Copy all of the material word for word, except for the pictures.
[Begin]
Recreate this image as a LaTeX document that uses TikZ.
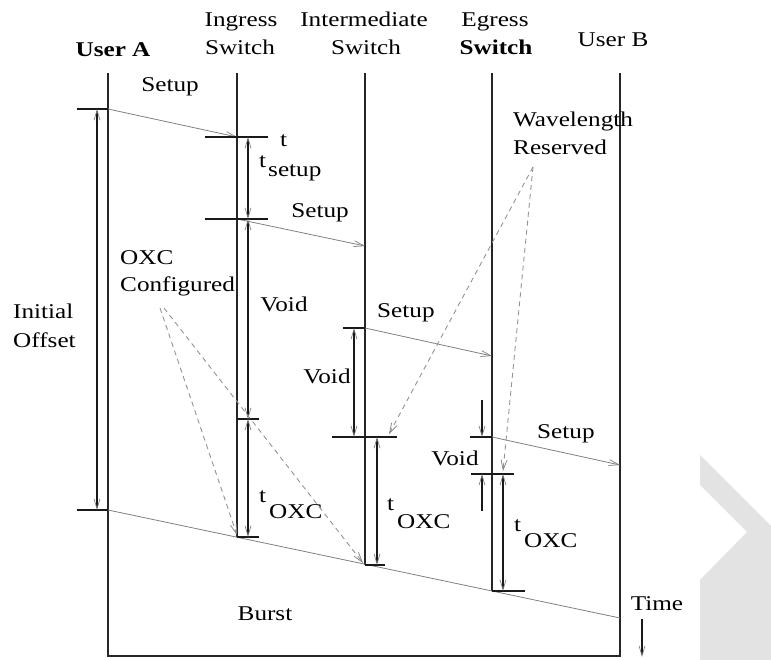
\documentclass[tikz,border=0pt]{standalone}
\usepackage{fontspec}
\setmainfont{Liberation Serif}[FakeStretch=1.2]
\usetikzlibrary{arrows.meta}
\tikzset{
  lane/.style={line width=1.6pt, black!85},
  tick/.style={line width=1.4pt, black!90},
  barb/.tip={Straight Barb[length=10pt,width=6pt,line width=0.7pt,color=gray]},
  span/.style={line width=1.4pt, black!90, barb-barb},
  half/.style={line width=1.4pt, black!90, -barb},
  msg/.style={line width=0.8pt, gray, -barb},
  burst/.style={line width=0.8pt, gray},
  note/.style={line width=0.9pt, gray!85, dash pattern=on 5pt off 4pt, -barb},
  lbl/.style={font=\fontsize{21}{24}\selectfont, inner sep=0pt, anchor=base},
  lblw/.style={lbl, anchor=base west},
}
\begin{document}
\begin{tikzpicture}[x=1pt,y=-1pt]
\useasboundingbox (0,0) rectangle (771,660);
% watermark chevron
\fill[gray!22] (700,455) -- (771,526) -- (771,660) -- (700,660) -- (700,580) -- (747,532) -- (700,485) -- cycle;

% lanes
\coordinate (A0) at (108,73);  \coordinate (A1) at (108,656);
\coordinate (B0) at (620,73);  \coordinate (B1) at (620,656);
\coordinate (I0) at (237,73);  \coordinate (I1) at (237,537);
\coordinate (M0) at (365,73);  \coordinate (M1) at (365,565);
\coordinate (E0) at (492,73);  \coordinate (E1) at (492,591);
\coordinate (Ab) at (108,510); \coordinate (Bb) at (620,618);
\draw[lane] (A0) -- (A1) -- (B1) -- (B0);
\draw[lane] (I0) -- (I1);
\draw[lane] (M0) -- (M1);
\draw[lane] (E0) -- (E1);

% burst edge
\draw[burst] (Ab) -- (Bb);

% setup messages
\coordinate (As) at (108,109); \coordinate (Is) at (237,137);
\coordinate (Is2) at (237,219); \coordinate (Ms) at (365,246);
\coordinate (Ms2) at (365,328); \coordinate (Es) at (492,356);
\coordinate (Es2) at (492,437); \coordinate (Bs) at (620,465);
\draw[msg] (As) -- (Is);
\draw[msg] (Is2) -- (Ms);
\draw[msg] (Ms2) -- (Es);
\draw[msg] (Es2) -- (Bs);

% ticks
\draw[tick] (77,109) -- (As);
\draw[tick] (77,510) -- (Ab);
\draw[tick] (205,137) -- (268,137);
\draw[tick] (205,219) -- (268,219);
\draw[tick] (237,419) -- (259,419);
\draw[tick] (I1) -- (259,537);
\draw[tick] (343,328) -- (Ms2);
\draw[tick] (332,437) -- (397,437);
\draw[tick] (M1) -- (385,565);
\draw[tick] (470,437) -- (Es2);
\draw[tick] (471,474) -- (514,474);
\draw[tick] (E1) -- (525,591);

% spans
\coordinate (io1) at (97,109);  \coordinate (io2) at (97,510);
\coordinate (ts1) at (248,137); \coordinate (ts2) at (248,219);
\coordinate (iv2) at (248,419); \coordinate (ix2) at (248,537);
\coordinate (mv1) at (354,328); \coordinate (mv2) at (354,437);
\coordinate (mo1) at (377,437); \coordinate (mo2) at (377,565);
\coordinate (eo1) at (503,474); \coordinate (eo2) at (503,591);
\coordinate (ev0) at (482,400); \coordinate (ev1) at (482,437);
\coordinate (ev2) at (482,511); \coordinate (ev3) at (482,474);
\draw[span] (io1) -- (io2);
\draw[span] (ts1) -- (ts2);
\draw[span] (ts2) -- (iv2);
\draw[span] (iv2) -- (ix2);
\draw[span] (mv1) -- (mv2);
\draw[span] (mo1) -- (mo2);
\draw[span] (eo1) -- (eo2);
\draw[half] (ev0) -- (ev1);
\draw[half] (ev2) -- (ev3);

% dashed pointers
\coordinate (oxa) at (160,308); \coordinate (oxb) at (164,308);
\coordinate (oxa2) at (237,535); \coordinate (oxb2) at (363,563);
\coordinate (wr) at (533,167);
\coordinate (wr1) at (389,434); \coordinate (wr2) at (503,471);
\draw[note] (oxa) -- (oxa2);
\draw[note] (oxb) -- (oxb2);
\draw[note] (wr) -- (wr1);
\draw[note] (wr) -- (wr2);

% time arrow
\coordinate (T0) at (642,619); \coordinate (T1) at (642,657);
\draw[half, line width=1.2pt] (T0) -- (T1);

% labels
\node[lbl, font=\fontsize{21}{24}\selectfont\bfseries] (uA) at (113,57) {User A};
\node[lbl] (ing1) at (241,27) {Ingress};
\node[lbl] (ing2) at (240,55) {Switch};
\node[lbl] (int1) at (364,27) {Intermediate};
\node[lbl] (int2) at (366,55) {Switch};
\node[lbl] (eg1) at (495,27) {Egress};
\node[lbl, font=\fontsize{21}{24}\selectfont\bfseries] (eg2) at (496,55) {Switch};
\node[lbl] (uB) at (613,47) {User B};

\node[lbl] (s1) at (170,92) {Setup};
\node[lblw] (tt) at (280,147) {t};
\node[lblw] (ts) at (259,168) {t};
\node[lblw] (tss) at (268,177) {setup};
\node[lbl] (s2) at (320,218) {Setup};
\node[lblw] (s3) at (377,318) {Setup};
\node[lblw] (s4) at (537,438) {Setup};

\node[lblw] (ox1) at (120,265) {OXC};
\node[lblw] (ox2) at (120,291) {Configured};
\node[lblw] (in1) at (13,319) {Initial};
\node[lblw] (in2) at (13,347) {Offset};
\node[lbl] (v1) at (284,312) {Void};
\node[lbl] (v2) at (327,383) {Void};
\node[lbl] (v3) at (455,465) {Void};
\node[lblw] (wl1) at (513,127) {Wavelength};
\node[lblw] (wl2) at (513,155) {Reserved};

\node[lblw] (to1) at (259,502) {t};
\node[lblw] (to1s) at (269,518) {OXC};
\node[lblw] (to2) at (387,510) {t};
\node[lblw] (to2s) at (397,528) {OXC};
\node[lblw] (to3) at (514,531) {t};
\node[lblw] (to3s) at (524,547) {OXC};

\node[lbl] (bu) at (265,620) {Burst};
\node[lbl] (ti) at (657,610) {Time};
\end{tikzpicture}
\end{document}
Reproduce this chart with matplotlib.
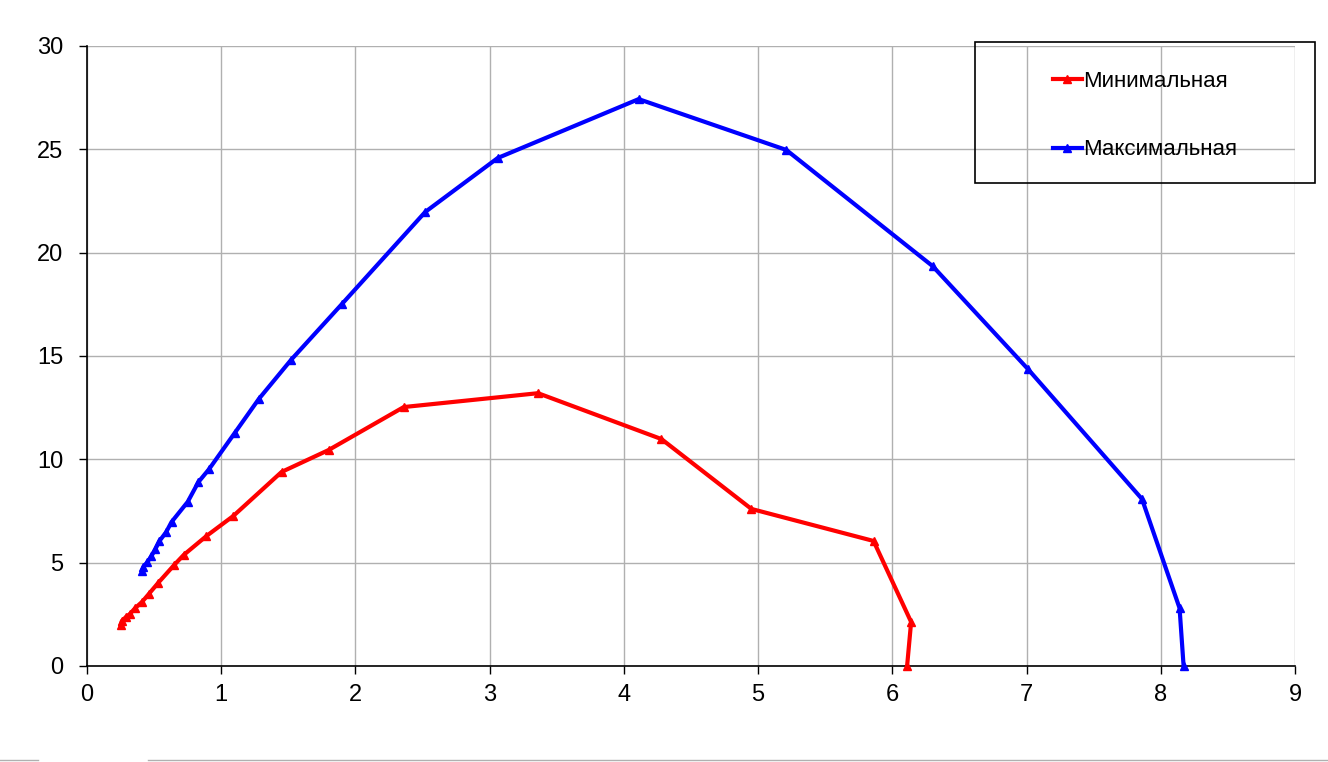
[End]
Task output:
Recreate this image as a LaTeX document that uses TikZ.
\documentclass[tikz,border=0pt]{standalone}
\usepackage{fontspec}
\setmainfont{Liberation Serif}[FakeStretch=1.2]
\usetikzlibrary{arrows.meta}
\tikzset{
  lane/.style={line width=1.6pt, black!85},
  tick/.style={line width=1.4pt, black!90},
  barb/.tip={Straight Barb[length=10pt,width=6pt,line width=0.7pt,color=gray]},
  span/.style={line width=1.4pt, black!90, barb-barb},
  half/.style={line width=1.4pt, black!90, -barb},
  msg/.style={line width=0.8pt, gray, -barb},
  burst/.style={line width=0.8pt, gray},
  note/.style={line width=0.9pt, gray!85, dash pattern=on 5pt off 4pt, -barb},
  lbl/.style={font=\fontsize{21}{24}\selectfont, inner sep=0pt, anchor=base},
  lblw/.style={lbl, anchor=base west},
}
\begin{document}
\begin{tikzpicture}[x=1pt,y=-1pt]
\useasboundingbox (0,0) rectangle (771,660);
% watermark chevron
\fill[gray!22] (700,455) -- (771,526) -- (771,660) -- (700,660) -- (700,580) -- (747,532) -- (700,485) -- cycle;

% lanes
\coordinate (A0) at (108,73);  \coordinate (A1) at (108,656);
\coordinate (B0) at (620,73);  \coordinate (B1) at (620,656);
\coordinate (I0) at (237,73);  \coordinate (I1) at (237,537);
\coordinate (M0) at (365,73);  \coordinate (M1) at (365,565);
\coordinate (E0) at (492,73);  \coordinate (E1) at (492,591);
\coordinate (Ab) at (108,510); \coordinate (Bb) at (620,618);
\draw[lane] (A0) -- (A1) -- (B1) -- (B0);
\draw[lane] (I0) -- (I1);
\draw[lane] (M0) -- (M1);
\draw[lane] (E0) -- (E1);

% burst edge
\draw[burst] (Ab) -- (Bb);

% setup messages
\coordinate (As) at (108,109); \coordinate (Is) at (237,137);
\coordinate (Is2) at (237,219); \coordinate (Ms) at (365,246);
\coordinate (Ms2) at (365,328); \coordinate (Es) at (492,356);
\coordinate (Es2) at (492,437); \coordinate (Bs) at (620,465);
\draw[msg] (As) -- (Is);
\draw[msg] (Is2) -- (Ms);
\draw[msg] (Ms2) -- (Es);
\draw[msg] (Es2) -- (Bs);

% ticks
\draw[tick] (77,109) -- (As);
\draw[tick] (77,510) -- (Ab);
\draw[tick] (205,137) -- (268,137);
\draw[tick] (205,219) -- (268,219);
\draw[tick] (237,419) -- (259,419);
\draw[tick] (I1) -- (259,537);
\draw[tick] (343,328) -- (Ms2);
\draw[tick] (332,437) -- (397,437);
\draw[tick] (M1) -- (385,565);
\draw[tick] (470,437) -- (Es2);
\draw[tick] (471,474) -- (514,474);
\draw[tick] (E1) -- (525,591);

% spans
\coordinate (io1) at (97,109);  \coordinate (io2) at (97,510);
\coordinate (ts1) at (248,137); \coordinate (ts2) at (248,219);
\coordinate (iv2) at (248,419); \coordinate (ix2) at (248,537);
\coordinate (mv1) at (354,328); \coordinate (mv2) at (354,437);
\coordinate (mo1) at (377,437); \coordinate (mo2) at (377,565);
\coordinate (eo1) at (503,474); \coordinate (eo2) at (503,591);
\coordinate (ev0) at (482,400); \coordinate (ev1) at (482,437);
\coordinate (ev2) at (482,511); \coordinate (ev3) at (482,474);
\draw[span] (io1) -- (io2);
\draw[span] (ts1) -- (ts2);
\draw[span] (ts2) -- (iv2);
\draw[span] (iv2) -- (ix2);
\draw[span] (mv1) -- (mv2);
\draw[span] (mo1) -- (mo2);
\draw[span] (eo1) -- (eo2);
\draw[half] (ev0) -- (ev1);
\draw[half] (ev2) -- (ev3);

% dashed pointers
\coordinate (oxa) at (160,308); \coordinate (oxb) at (164,308);
\coordinate (oxa2) at (237,535); \coordinate (oxb2) at (363,563);
\coordinate (wr) at (533,167);
\coordinate (wr1) at (389,434); \coordinate (wr2) at (503,471);
\draw[note] (oxa) -- (oxa2);
\draw[note] (oxb) -- (oxb2);
\draw[note] (wr) -- (wr1);
\draw[note] (wr) -- (wr2);

% time arrow
\coordinate (T0) at (642,619); \coordinate (T1) at (642,657);
\draw[half, line width=1.2pt] (T0) -- (T1);

% labels
\node[lbl, font=\fontsize{21}{24}\selectfont\bfseries] (uA) at (113,57) {User A};
\node[lbl] (ing1) at (241,27) {Ingress};
\node[lbl] (ing2) at (240,55) {Switch};
\node[lbl] (int1) at (364,27) {Intermediate};
\node[lbl] (int2) at (366,55) {Switch};
\node[lbl] (eg1) at (495,27) {Egress};
\node[lbl, font=\fontsize{21}{24}\selectfont\bfseries] (eg2) at (496,55) {Switch};
\node[lbl] (uB) at (613,47) {User B};

\node[lbl] (s1) at (170,92) {Setup};
\node[lblw] (tt) at (280,147) {t};
\node[lblw] (ts) at (259,168) {t};
\node[lblw] (tss) at (268,177) {setup};
\node[lbl] (s2) at (320,218) {Setup};
\node[lblw] (s3) at (377,318) {Setup};
\node[lblw] (s4) at (537,438) {Setup};

\node[lblw] (ox1) at (120,265) {OXC};
\node[lblw] (ox2) at (120,291) {Configured};
\node[lblw] (in1) at (13,319) {Initial};
\node[lblw] (in2) at (13,347) {Offset};
\node[lbl] (v1) at (284,312) {Void};
\node[lbl] (v2) at (327,383) {Void};
\node[lbl] (v3) at (455,465) {Void};
\node[lblw] (wl1) at (513,127) {Wavelength};
\node[lblw] (wl2) at (513,155) {Reserved};

\node[lblw] (to1) at (259,502) {t};
\node[lblw] (to1s) at (269,518) {OXC};
\node[lblw] (to2) at (387,510) {t};
\node[lblw] (to2s) at (397,528) {OXC};
\node[lblw] (to3) at (514,531) {t};
\node[lblw] (to3s) at (524,547) {OXC};

\node[lbl] (bu) at (265,620) {Burst};
\node[lbl] (ti) at (657,610) {Time};
\end{tikzpicture}
\end{document}
Reproduce this chart with matplotlib.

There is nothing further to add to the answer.